A service dog is a dog specially trained to assist people suffering from various diseases and ailments. Medical response dogs are also considered as service dogs. Good health and desirable traits are important attributes of these dogs. They are either trained by private organizations, or by the owner himself.
Different Types of Service Dogs
Mobility Assistance Dogs
A mobility assistance dog is specially trained to help people with physical disabilities. These dogs are trained in simple tasks such as picking up objects, or opening and closing doors. Dogs of large stature are also trained in pulling wheelchairs. They are made to wear specially designed harnesses to pull them.
A subtype of mobility assistance dog, the walker dog is trained to accompany people recovering from injuries. Mobility assistance dogs are also trained to help Parkinson's patients. They help the individual maintain balance while walking. If the handler falls, the dog acts as a brace and helps him regain position.
Psychiatric Service Dogs
A psychiatric service dog is especially trained to assist people with psychiatric disability. These dogs are trained to handle various types of psychiatric disabilities, ranging from schizophrenia to post-traumatic stress. Each of these dogs undergoes training to perform tasks which are specifically meant to help his handler in emergency situations.
They are expected to provide environmental assessment in case of hallucinations and paranoia. Additionally, they are also trained to alert the handler in case of danger.
Service Dogs for Diabetics
These dogs are specially trained to assist people with diabetes by identifying minor scent changes created by hypoglycemia or low blood sugar, and take necessary steps, such as alerting medical response.
They are also trained in tracking the shifting levels of the handler's condition and alert the person to check blood sugar levels or take necessary medication. These dogs detect the faint changes in the scent, which can't be detected by humans, and hence, prove to be worthy companions for people with diabetes.
Seizure Response Dogs
A seizure response dog is a type of service dog, especially trained to assist people having seizures.
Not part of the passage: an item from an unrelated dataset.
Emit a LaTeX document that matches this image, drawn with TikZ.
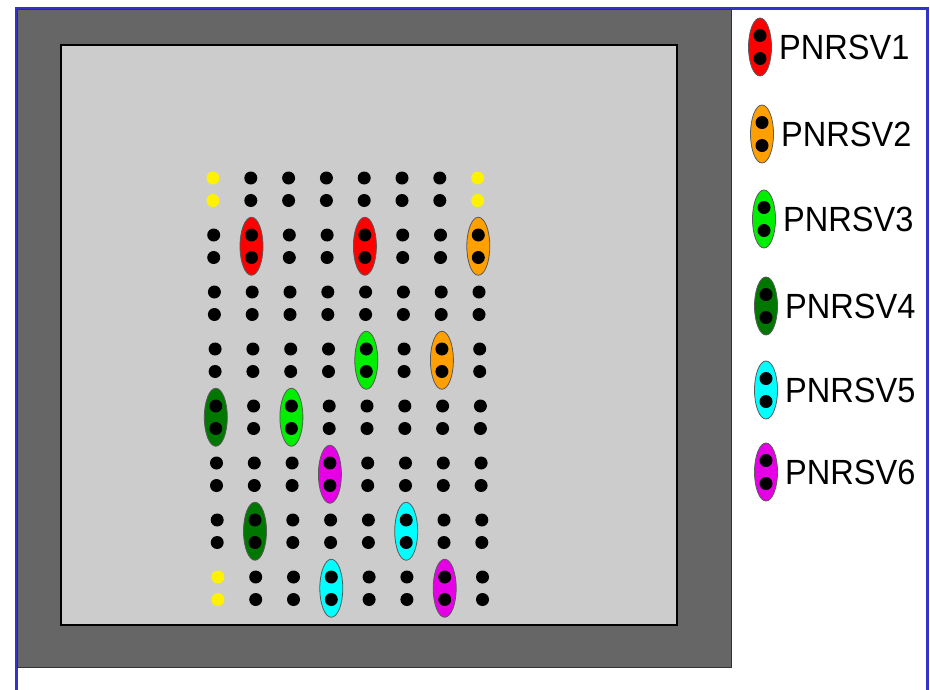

Each person with seizure demonstrates different traits and hence, each seizure response dog has to be specifically trained to help a particular individual.
These dogs are trained to summon health, activate medical alert, attempt to arouse the handler if he is unconscious, provide physical support, etc. Only a few organizations provide seizure response dogs, as it is difficult to find dogs with necessary traits and train them.
Autism Service Dog
As the name suggests, these dogs are especially trained to help people with autism. They help these people perform daily activities, thus helping them gain confidence and making them independent. It is difficult for these people to quickly respond to things happening around them.
Simple situations can be too confusing for them. For instance, they don't understand how they are supposed to react if the house catches fire. In such a situation, the dog can help the handler realize that there is some threat and help him move out of the house.
These dogs are also trained to alert the handler in case of simple activities, like getting a call on the telephone or if a baby is crying. More recently, they are being trained as babysitters for young autistic children, with a part of the training involving alerting the parents when these children are in dangerous situations.
The practice of training dogs to help people with disabilities has gained wide popularity over the period, with several organizations in the United States providing various types of service dogs trained for a particular purpose. Even law favors this concept and hence, these dogs are allowed to enter premises where animals are normally not allowed.